Plus de trois semaines après sa réélection, Emmanuel Macron s'apprête à annoncer le nom du successeur de Jean Castex comme Premier ministre. A priori lundi ou mardi, fait-on savoir. « Il a tranché », indique un élu au cœur des tractations. Ceux qui ont échangé avec le chef de l'État depuis le milieu de semaine dernière ont en effet senti « que les choses étaient calées ». « Mais quand je le teste, je n'arrive à avoir aucune information », s'exaspère l'un de ses fidèles. Seul le tout premier cercle – ainsi que l'intéressé(e) – est au courant. Le secrétaire général de l'Élysée, Alexis Kohler, est dans la confidence, ainsi que Jean Castex, actuel titulaire du poste. Son épouse, Brigitte Macron, est aussi probablement informée.
Pis, en évaluant les noms qui circulent dans la presse et dans les allées du pouvoir, ces messieurs ne peuvent s'empêcher quelques commentaires déplaisants. Avis à la Première ministre : en dépit d'un pouvoir qui se veut « progressiste », la misogynie est loin d'avoir disparu… « Le cheptel de femmes n'est pas nombreux, on en fait vite le tour », grimace l'un d'eux, peu inspiré par les profils censés tenir la corde.
Élisabeth Borne, 61 ans, est pressentie depuis plusieurs mois. Polytechnicienne, ancienne préfète de la région Poitou-Charentes, ex-dirigeante de la RATP, la sexagénaire qui revendique une fibre sociale est réputée pour son autorité et son sérieux en macronie. Ancienne directrice de cabinet de Ségolène Royal, la macroniste a occupé plusieurs ministères clés depuis 2017, des Transports au Travail, en passant par la Transition écologique. Jamais élue mais candidate aux élections législatives dans le Calvados, Élisabeth Borne a les faveurs d'Alexis Kohler. « Une techno, un profil académique, la continuité », résume-t-on dans l'entourage d'Emmanuel Macron. Or, le président aurait à cœur de « poursuivre le dépassement politique » en nommant une personnalité qui ne serait pas directement issue de sa majorité. Et ces derniers temps, observe un stratège du pouvoir, « Élisabeth Borne n'a été associée à rien politiquement ». Si ce n'est Matignon, cette femme « redoutée » pourrait récupérer un poste régalien comme Beauvau ou les Armées.

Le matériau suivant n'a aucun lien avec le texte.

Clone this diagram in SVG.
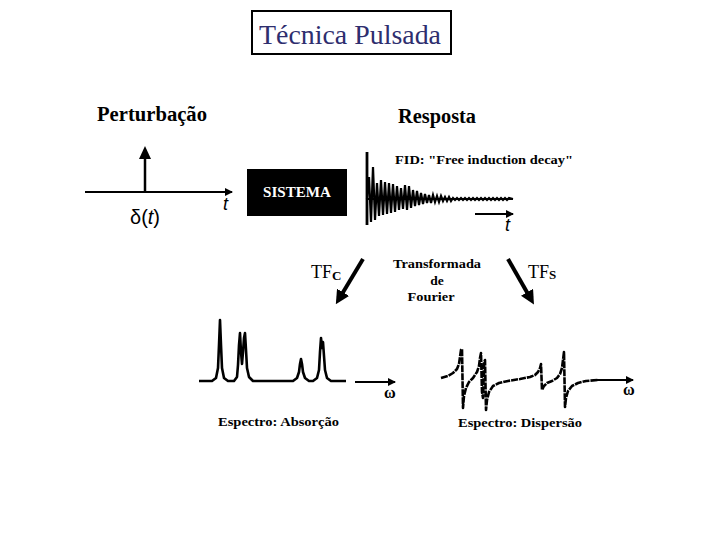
<svg xmlns="http://www.w3.org/2000/svg" width="720" height="540" viewBox="0 0 720 540">
<defs>
<style>
.hd{font-family:"Liberation Serif",serif;font-weight:bold;font-size:20px;fill:#000}
.lb{font-family:"Liberation Serif",serif;font-weight:bold;font-size:13.5px;fill:#000}
.tf{font-family:"Liberation Serif",serif;font-size:18px;fill:#000}
.it{font-family:"Liberation Sans",sans-serif;font-style:italic;font-size:18px;fill:#000}
.ax{stroke:#000;stroke-width:2;fill:none}
.sig{stroke:#000;stroke-width:2.6;fill:none;stroke-linejoin:round}
.om{font-family:"Liberation Serif",serif;font-weight:bold;font-size:16px;fill:#000}
</style>
<marker id="ah" markerWidth="8" markerHeight="8" refX="7" refY="4" orient="auto" markerUnits="userSpaceOnUse">
<path d="M0,0 L8,4 L0,8 Z" fill="#000"/>
</marker>
<marker id="big" markerWidth="14" markerHeight="14" refX="2" refY="7" orient="auto" markerUnits="userSpaceOnUse">
<path d="M0,0 L14,7 L0,14 Z" fill="#000"/>
</marker>
</defs>
<rect width="720" height="540" fill="#fff"/>

<g id="title">
<rect x="252" y="11" width="199" height="43" fill="#fff" stroke="#000" stroke-width="2"/>
<text x="350" y="44" text-anchor="middle" textLength="182" lengthAdjust="spacingAndGlyphs" style="font-family:'Liberation Serif',serif;font-size:28px;fill:#2e2e6e">Técnica Pulsada</text>
</g>

<g id="perturbacao">
<text class="hd" x="97" y="121" textLength="110" lengthAdjust="spacingAndGlyphs">Perturbação</text>
<line class="ax" x1="85" y1="192" x2="232" y2="192" marker-end="url(#ah)"/>
<line x1="145" y1="192" x2="145" y2="158" stroke="#000" stroke-width="2.5"/>
<path d="M139,159 L145,146 L151,159 Z" fill="#000"/>
<text class="it" x="223" y="210">t</text>
<text x="130" y="224" style="font-family:'Liberation Sans',sans-serif;font-size:20px;fill:#000">δ(<tspan font-style="italic">t</tspan>)</text>
</g>

<g id="sistema">
<rect x="247" y="169" width="100" height="47" fill="#000"/>
<text x="297" y="197" text-anchor="middle" textLength="68" lengthAdjust="spacingAndGlyphs" style="font-family:'Liberation Serif',serif;font-weight:bold;font-size:15px;fill:#fff">SISTEMA</text>
</g>

<g id="resposta">
<text class="hd" x="398" y="123" textLength="78" lengthAdjust="spacingAndGlyphs">Resposta</text>
<text class="lb" x="395" y="164" textLength="178" lengthAdjust="spacingAndGlyphs">FID: "Free induction decay"</text>
<line x1="367" y1="199" x2="513" y2="199" stroke="#000" stroke-width="2.2"/>
<line x1="367" y1="152" x2="367" y2="225" stroke="#000" stroke-width="2.8"/>
<polyline stroke="#000" stroke-width="2.2" fill="none" points="367,199 369,177 371,222 373,167 375,220 377,183 379,216 381,180 383,215 385,182 387,214 389,183 391,213 393,184 395,212 397,186 399,210 401,188 403,209 405,185 407,210 409,186 411,208 413,190 415,206 417,191 419,205 421,193 423,204 425,194 427,203 429,195 431,203 433,195 435,202 437,196 439,202 441,196 443,201 445,197 447,201 449,197 451,201 453,198 455,200 457,198 459,200 461,198 463,200 465,198 467,200 469,198 471,200 473,198 475,200 477,198 479,200 481,198 483,200 485,198 487,200 489,198 491,200 493,198 495,200 497,198 499,200 501,198 503,200 505,198 507,200 509,198 513,199"/>
<line class="ax" x1="475" y1="214" x2="513" y2="214" marker-end="url(#ah)"/>
<text class="it" x="505" y="231">t</text>
</g>

<g id="fourier">
<text class="lb" x="437" y="268" text-anchor="middle" textLength="88" lengthAdjust="spacingAndGlyphs">Transformada</text>
<text class="lb" x="437" y="285" text-anchor="middle">de</text>
<text class="lb" x="431" y="301" text-anchor="middle" textLength="47" lengthAdjust="spacingAndGlyphs">Fourier</text>
<text class="tf" x="311" y="278">TF<tspan font-size="13" font-weight="bold" dy="2">C</tspan></text>
<text class="tf" x="528" y="278">TF<tspan font-size="13" font-weight="bold" dy="1">S</tspan></text>
</g>

<g id="connectors">
<line x1="363" y1="259" x2="342" y2="294" stroke="#000" stroke-width="4" marker-end="url(#big)"/>
<line x1="508" y1="259" x2="528" y2="294" stroke="#000" stroke-width="4" marker-end="url(#big)"/>
</g>

<g id="absorcao">
<polyline class="sig" points="199,381 212,381 216,378 218,368 219,345 220,320 221,345 222,368 224,378 228,381 234,381 237,377 238,365 239,345 240,333 241,352 242,364 243,352 244,338 245,333 246,350 247,368 249,377 253,381 293,381 297,378 299,372 300,364 301,359 302,364 303,372 305,378 309,381 313,381 317,378 319,370 320,352 321,338 322,348 323,342 324,356 325,370 327,378 331,381 346,381"/>
<line class="ax" x1="355" y1="382" x2="395" y2="382" marker-end="url(#ah)"/>
<text class="om" x="384" y="398">ω</text>
<text class="lb" x="218" y="426" textLength="121" lengthAdjust="spacingAndGlyphs">Espectro: Absorção</text>
</g>

<g id="dispersao">
<polyline class="sig" stroke-dasharray="7 1" points="441,378 448,376 453,373 457,369 459,364 460,357 461,350 462,349 463,408 464,396 466,388 469,382 473,378 477,372 479,366 480,358 481,353 482,392 483,398 484,362 485,360 486,410 487,400 489,392 493,386 499,383 508,381 520,379 530,377 535,375 538,372 540,368 541,364 542,390 544,386 547,383 552,381 557,378 560,374 562,368 563,360 564,352 565,407 566,398 568,391 572,386 578,383 586,381 598,380"/>
<line class="ax" x1="595" y1="380" x2="633" y2="380" marker-end="url(#ah)"/>
<text class="om" x="623" y="395">ω</text>
<text class="lb" x="458" y="427" textLength="124" lengthAdjust="spacingAndGlyphs">Espectro: Dispersão</text>
</g>
</svg>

Il y a aussi Valérie Létard, sénatrice UDI du Nord, âgée de 59 ans, dont le nom a fortement circulé en fin de semaine. Un « bébé Borloo », résume un élu qui la connaît bien, ancienne secrétaire d'État chargée des « technologies vertes et des négociations sur le climat » dans le gouvernement de Nicolas Sarkozy. Cette élue locale centriste, assistante sociale de formation, proche de Xavier Bertrand, a soutenu jusqu'au bout Valérie Pécresse à l'élection présidentielle et s'est engagée dans la campagne des législatives des candidats Les Républicains dans son département. En mai 2017, Emmanuel Macron lui avait proposé le ministère du Logement et de la Ville, qu'elle avait refusé. « Elle n'est pas sympa, elle n'a jamais donné de signes et n'a aucun humour », étrille un sénateur de la majorité. « Elle est bien, mais molle du genou, un peu légère et pas très charismatique », décrit un ancien élu de la région.
Troisième option et vraisemblablement la plus solide : Catherine Vautrin. La patronne de la métropole de Reims, ex-LR qui a rallié Emmanuel Macron en février, s'impose aux yeux des bookmakers. L'ancienne vice-présidente de l'Assemblée nationale, 61 ans, ministre sous Jacques Chirac, est fortement poussée par Sébastien Lecornu et Thierry Solère, le duo d'influenceurs venu de la droite qui gravite autour du président. Ils vantent notamment sa maîtrise du Parlement, à l'heure où les rangs de La France insoumise et du Rassemblement national pourraient gagner du terrain après le scrutin de juin. « Le président regarde de très près, ça peut être la guérilla parlementaire permanente, voire le blocage total de l'institution », confie un intime. Problème : depuis vendredi, Catherine Vautrin subit un tir de barrage de la part de plusieurs figures de la macronie historique, à cause notamment de son combat contre le mariage pour tous, en 2013. « Pour moi, ce n'est même pas envisageable. C'est juste du carburant pour Jean-Luc Mélenchon », griffe un pilier de la majorité.